[Code that draws figures]
════════════════

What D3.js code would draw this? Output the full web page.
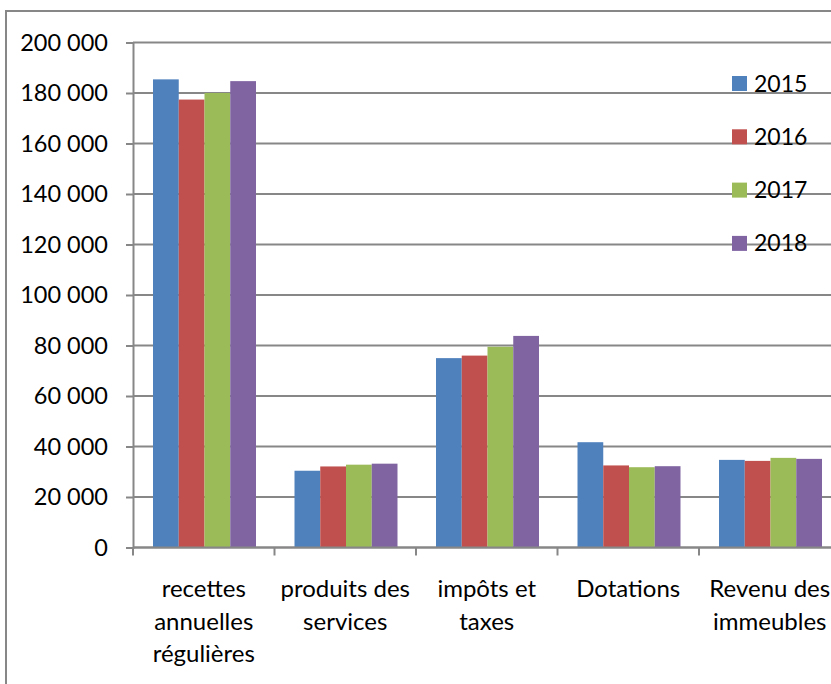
<!DOCTYPE html>
<html>
<head>
<meta charset="utf-8">
<script src="https://cdn.jsdelivr.net/npm/d3@7"></script>
<style>
  body { margin: 0; background: #fff; }
  svg { display: block; font-family: Lato, "Open Sans", sans-serif; }
</style>
</head>
<body>
<svg id="chart"></svg>
<script>
// categories and their wrapped labels
const categories = ["recettes", "produits", "impots", "dotations", "revenu"];
const categoryLabels = [
    ["recettes", "annuelles", "régulières"],
    ["produits des", "services"],
    ["impôts et", "taxes"],
    ["Dotations"],
    ["Revenu des", "immeubles"]
];
const years = ["2015", "2016", "2017", "2018"];
const values2015 = [185400, 30400, 75000, 41700, 34700];
const values2016 = [177400, 32100, 76000, 32500, 34300];
const values2017 = [180000, 32800, 79500, 31800, 35500];
const values2018 = [184700, 33200, 83800, 32200, 35100];
const yTicks = [0, 20000, 40000, 60000, 80000, 100000, 120000, 140000, 160000, 180000, 200000];
const colors = ["#4F81BD", "#C0504D", "#9BBB59", "#8064A2"];

const series = [values2015, values2016, values2017, values2018];

const width = 831;
const height = 684;
const plotLeft = 133, plotRight = 840.5, plotTop = 42.5, plotBottom = 547.5;
const gray = "#878787";

let svg = d3.select("#chart").attr("width", width).attr("height", height);

// outer chart border (only top and left visible)
svg.append("path")
    .attr("d", `M6,${height} V11 H${width}`)
    .attr("fill", "none")
    .attr("stroke", gray)
    .attr("stroke-width", 2);

let scX = d3.scaleBand().domain(categories).range([plotLeft, plotRight]);
let scInner = d3.scaleBand().domain(years).range([20, scX.bandwidth() - 18.5]);
let scY = d3.scaleLinear().domain([0, 200000]).range([plotBottom, plotTop]);

let fr = d3.formatLocale({ decimal: ",", thousands: " ", grouping: [3], currency: ["", "€"] });
let fmt = fr.format(",.0f");

// gridlines
svg.append("g")
    .selectAll("line")
    .data(yTicks)
    .enter()
    .append("line")
    .attr("x1", plotLeft)
    .attr("x2", width)
    .attr("y1", d => scY(d))
    .attr("y2", d => scY(d))
    .attr("stroke", gray)
    .attr("stroke-width", 2);

// y axis
let axisY = d3.axisLeft(scY).tickValues(yTicks).tickSize(7).tickPadding(18).tickFormat(fmt);
let gy = svg.append("g")
    .attr("transform", `translate(${plotLeft},0)`)
    .call(axisY);
gy.select(".domain").attr("stroke", gray).attr("stroke-width", 2);
gy.selectAll(".tick line").attr("stroke", gray).attr("stroke-width", 2);
gy.selectAll("text")
    .attr("font-family", "Lato, sans-serif")
    .attr("font-size", "23.5px")
    .attr("fill", "#000");

// bars
series.forEach((vals, si) => {
    svg.append("g")
        .selectAll("rect")
        .data(vals)
        .enter()
        .append("rect")
        .attr("x", (d, i) => scX(categories[i]) + scInner(years[si]))
        .attr("y", d => scY(d))
        .attr("width", scInner.bandwidth())
        .attr("height", d => plotBottom - scY(d))
        .attr("fill", colors[si]);
});

// x axis line and ticks at category boundaries
let boundaries = categories.map(c => scX(c)).concat([plotRight]);
svg.append("line")
    .attr("x1", plotLeft).attr("x2", width)
    .attr("y1", plotBottom).attr("y2", plotBottom)
    .attr("stroke", gray).attr("stroke-width", 2);
svg.append("g")
    .selectAll("line")
    .data(boundaries)
    .enter()
    .append("line")
    .attr("x1", d => d).attr("x2", d => d)
    .attr("y1", plotBottom).attr("y2", plotBottom + 8)
    .attr("stroke", gray).attr("stroke-width", 2);

// category labels
let lab = svg.append("g")
    .selectAll("text")
    .data(categories)
    .enter()
    .append("text")
    .attr("text-anchor", "middle")
    .attr("font-size", "24px")
    .attr("fill", "#000");
lab.each(function (c, i) {
    let t = d3.select(this);
    categoryLabels[i].forEach((line, li) => {
        t.append("tspan")
            .attr("x", scX(c) + scX.bandwidth() / 2)
            .attr("y", 597 + li * 32.5)
            .text(line);
    });
});

// legend
let leg = svg.append("g")
    .selectAll("g")
    .data(years)
    .enter()
    .append("g")
    .attr("transform", (d, i) => `translate(732, ${76 + i * 53.3})`);
leg.append("rect")
    .attr("width", 15)
    .attr("height", 15)
    .attr("fill", (d, i) => colors[i]);
leg.append("text")
    .attr("x", 22)
    .attr("y", 15.5)
    .attr("font-size", "23px")
    .attr("fill", "#000")
    .text(d => d);
</script>
</body>
</html>
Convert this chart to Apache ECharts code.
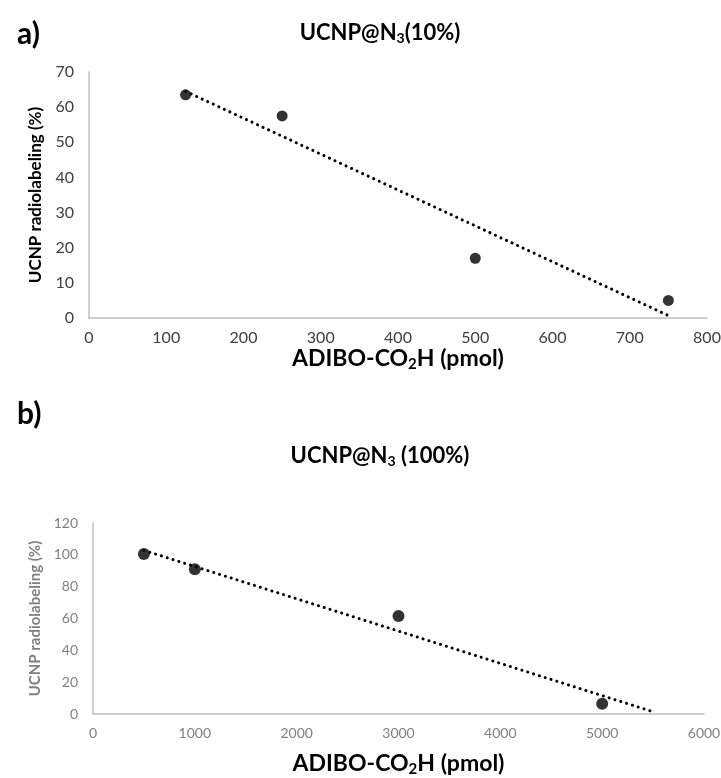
<!DOCTYPE html>
<html><head><meta charset="utf-8">
<script src="https://cdn.jsdelivr.net/npm/echarts@6/dist/echarts.min.js"></script>
<style>html,body{margin:0;padding:0;background:#fff}#c{width:721px;height:778px}</style>
</head><body><div id="c"></div>
<script>
// Panel a
const aPoints = [[125, 63.5], [250, 57.5], [500, 17], [750, 5]];
const aTrend = [[125, 64.5], [750, 0.7]];
const aXTicks = [0, 800, 100];
const aYTicks = [0, 70, 10];
// Panel b
const bPoints = [[500, 100.5], [1000, 91], [3000, 61.5], [5000, 6.5]];
const bTrend = [[500, 102.8], [5500, 1.4]];
const bXTicks = [0, 6000, 1000];
const bYTicks = [0, 120, 20];

const F = 'Lato, "Noto Sans", sans-serif';
const chart = echarts.init(document.getElementById('c'));
function rich(size, color) {
  return {
    fontFamily: F, fontWeight: 'bold', fontSize: size, color: color,
    rich: {s: {fontFamily: F, fontWeight: 'bold', fontSize: Math.round(size * 0.65), color: color, verticalAlign: 'bottom', padding: [Math.round(size*0.5), 0, 0, 0]}}
  };
}
const plain = v => String(v);
chart.setOption({
  animation: false,
  title: [
    {text: 'a)', left: 12, top: 14, textStyle: {fontFamily: F, fontWeight: 'bold', fontSize: 30, color: '#000'}},
    {text: 'UCNP@N{s|3}(10%)', left: 375, textAlign: 'center', top: 15, textStyle: rich(22, '#000')},
    {text: 'b)', left: 12, top: 394, textStyle: {fontFamily: F, fontWeight: 'bold', fontSize: 30, color: '#000'}},
    {text: 'UCNP@N{s|3} (100%)', left: 375, textAlign: 'center', top: 438, textStyle: rich(22, '#000')}
  ],
  grid: [
    {left: 89, right: 14, top: 72, height: 246, outerBoundsMode: 'none', containLabel: false},
    {left: 93, right: 17, top: 523, height: 191, outerBoundsMode: 'none', containLabel: false}
  ],
  xAxis: [
    {gridIndex: 0, type: 'value', min: aXTicks[0], max: aXTicks[1], interval: aXTicks[2],
     splitLine: {show: false}, axisTick: {show: false},
     axisLine: {lineStyle: {color: '#bfbfbf', width: 1.5}},
     axisLabel: {fontFamily: F, fontSize: 16, color: '#404040', margin: 12, formatter: plain},
     name: 'ADIBO-CO{s|2}H (pmol)', nameLocation: 'middle', nameGap: 25, nameTextStyle: rich(23, '#000')},
    {gridIndex: 1, type: 'value', min: bXTicks[0], max: bXTicks[1], interval: bXTicks[2],
     splitLine: {show: false}, axisTick: {show: false},
     axisLine: {lineStyle: {color: '#bfbfbf', width: 1.5}},
     axisLabel: {fontFamily: F, fontSize: 14, color: '#808080', margin: 12, formatter: plain},
     name: 'ADIBO-CO{s|2}H (pmol)', nameLocation: 'middle', nameGap: 36, nameTextStyle: rich(23, '#000')}
  ],
  yAxis: [
    {gridIndex: 0, type: 'value', min: aYTicks[0], max: aYTicks[1], interval: aYTicks[2],
     splitLine: {show: false}, axisTick: {show: false},
     axisLine: {show: true, lineStyle: {color: '#bfbfbf', width: 1.5}},
     axisLabel: {fontFamily: F, fontSize: 16, color: '#404040', margin: 15, formatter: plain},
     name: 'UCNP radiolabeling (%)', nameLocation: 'middle', nameGap: 45,
     nameTextStyle: {fontFamily: F, fontWeight: 'bold', fontSize: 17, color: '#000'}},
    {gridIndex: 1, type: 'value', min: bYTicks[0], max: bYTicks[1], interval: bYTicks[2],
     splitLine: {show: false}, axisTick: {show: false},
     axisLine: {show: true, lineStyle: {color: '#bfbfbf', width: 1.5}},
     axisLabel: {fontFamily: F, fontSize: 14, color: '#808080', margin: 15, formatter: plain},
     name: 'UCNP radiolabeling (%)', nameLocation: 'middle', nameGap: 48,
     nameTextStyle: {fontFamily: F, fontWeight: 'bold', fontSize: 15, color: '#808080'}}
  ],
  series: [
    {type: 'line', xAxisIndex: 0, yAxisIndex: 0, data: aTrend, symbol: 'none',
     lineStyle: {color: '#000', width: 3, type: [0.1, 6], cap: 'round'}, z: 2},
    {type: 'scatter', xAxisIndex: 0, yAxisIndex: 0, data: aPoints, symbolSize: 11,
     itemStyle: {color: '#000'}, z: 3},
    {type: 'line', xAxisIndex: 1, yAxisIndex: 1, data: bTrend, symbol: 'none',
     lineStyle: {color: '#000', width: 3, type: [0.1, 6], cap: 'round'}, z: 2},
    {type: 'scatter', xAxisIndex: 1, yAxisIndex: 1, data: bPoints, symbolSize: 12,
     itemStyle: {color: '#000'}, z: 3}
  ]
});
</script></body></html>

════════════════

» **Given request**: In the data above, please extract the lines from the first one through the line with "const series = [values2015, values2016, values2017, values2018];", exactly, and keep pictures out.

» **Answer for this exercise**:
What D3.js code would draw this? Output the full web page.
<!DOCTYPE html>
<html>
<head>
<meta charset="utf-8">
<script src="https://cdn.jsdelivr.net/npm/d3@7"></script>
<style>
  body { margin: 0; background: #fff; }
  svg { display: block; font-family: Lato, "Open Sans", sans-serif; }
</style>
</head>
<body>
<svg id="chart"></svg>
<script>
// categories and their wrapped labels
const categories = ["recettes", "produits", "impots", "dotations", "revenu"];
const categoryLabels = [
    ["recettes", "annuelles", "régulières"],
    ["produits des", "services"],
    ["impôts et", "taxes"],
    ["Dotations"],
    ["Revenu des", "immeubles"]
];
const years = ["2015", "2016", "2017", "2018"];
const values2015 = [185400, 30400, 75000, 41700, 34700];
const values2016 = [177400, 32100, 76000, 32500, 34300];
const values2017 = [180000, 32800, 79500, 31800, 35500];
const values2018 = [184700, 33200, 83800, 32200, 35100];
const yTicks = [0, 20000, 40000, 60000, 80000, 100000, 120000, 140000, 160000, 180000, 200000];
const colors = ["#4F81BD", "#C0504D", "#9BBB59", "#8064A2"];

const series = [values2015, values2016, values2017, values2018];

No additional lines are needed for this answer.